* Written exercise *
From the first line of the listing below, retype each line up to and including the one with "linewidth=0.4, ax=ax)"; pictures stay out.

#####

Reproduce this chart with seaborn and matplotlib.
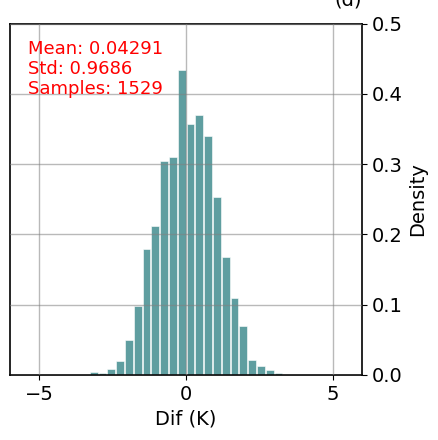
import numpy as np
import pandas as pd
import seaborn as sns
import matplotlib.pyplot as plt

# histogram: bin width 0.3, counts per bin
bin_left = [-3.3, -3.0, -2.7, -2.4, -2.1, -1.8, -1.5, -1.2, -0.9, -0.6, -0.3,
            0.0, 0.3, 0.6, 0.9, 1.2, 1.5, 1.8, 2.1, 2.4, 2.7, 3.0]
counts = [2, 1, 4, 9, 23, 45, 82, 97, 140, 142, 199,
          164, 170, 156, 116, 77, 50, 32, 10, 6, 3, 1]
bin_width = 0.3
stats_text = "Mean: 0.04291\nStd: 0.9686\nSamples: 1529"

df = pd.DataFrame({"dif": np.array(bin_left) + bin_width / 2, "n": counts})

fig = plt.figure(figsize=(4.39, 4.40), dpi=100)
ax = fig.add_axes([0.023, 0.148, 0.802, 0.798])

sns.histplot(data=df, x="dif", weights="n", binwidth=bin_width,
             binrange=(bin_left[0], bin_left[-1] + bin_width), stat="density",
             shrink=0.88, color="cadetblue", alpha=1.0, edgecolor="white",
             linewidth=0.4, ax=ax)

ax.set_xlim(-6, 6)
ax.set_ylim(0, 0.5)
ax.set_xticks([-5, 0, 5])
ax.set_yticks(np.arange(0, 0.51, 0.1))
ax.yaxis.tick_right()
ax.yaxis.set_label_position("right")
ax.tick_params(labelsize=14)
ax.set_xlabel("Dif (K)", fontsize=14)
ax.set_ylabel("Density", fontsize=14)
ax.set_axisbelow(False)
ax.grid(True, color="gray", alpha=0.55, linewidth=1)
for s in ax.spines.values():
    s.set_color("black")
    s.set_linewidth(1.2)

ax.text(0.05, 0.955, stats_text, transform=ax.transAxes, color="red",
        fontsize=13, va="top", ha="left", linespacing=1.15)
# panel letter sits partly above the figure edge, as in the source image
ax.set_title("(d)", loc="right", fontsize=14, pad=13)

fig.savefig("out.png", dpi=100)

#####

* The reply *
Reproduce this chart with seaborn and matplotlib.
import numpy as np
import pandas as pd
import seaborn as sns
import matplotlib.pyplot as plt

# histogram: bin width 0.3, counts per bin
bin_left = [-3.3, -3.0, -2.7, -2.4, -2.1, -1.8, -1.5, -1.2, -0.9, -0.6, -0.3,
            0.0, 0.3, 0.6, 0.9, 1.2, 1.5, 1.8, 2.1, 2.4, 2.7, 3.0]
counts = [2, 1, 4, 9, 23, 45, 82, 97, 140, 142, 199,
          164, 170, 156, 116, 77, 50, 32, 10, 6, 3, 1]
bin_width = 0.3
stats_text = "Mean: 0.04291\nStd: 0.9686\nSamples: 1529"

df = pd.DataFrame({"dif": np.array(bin_left) + bin_width / 2, "n": counts})

fig = plt.figure(figsize=(4.39, 4.40), dpi=100)
ax = fig.add_axes([0.023, 0.148, 0.802, 0.798])

sns.histplot(data=df, x="dif", weights="n", binwidth=bin_width,
             binrange=(bin_left[0], bin_left[-1] + bin_width), stat="density",
             shrink=0.88, color="cadetblue", alpha=1.0, edgecolor="white",
             linewidth=0.4, ax=ax)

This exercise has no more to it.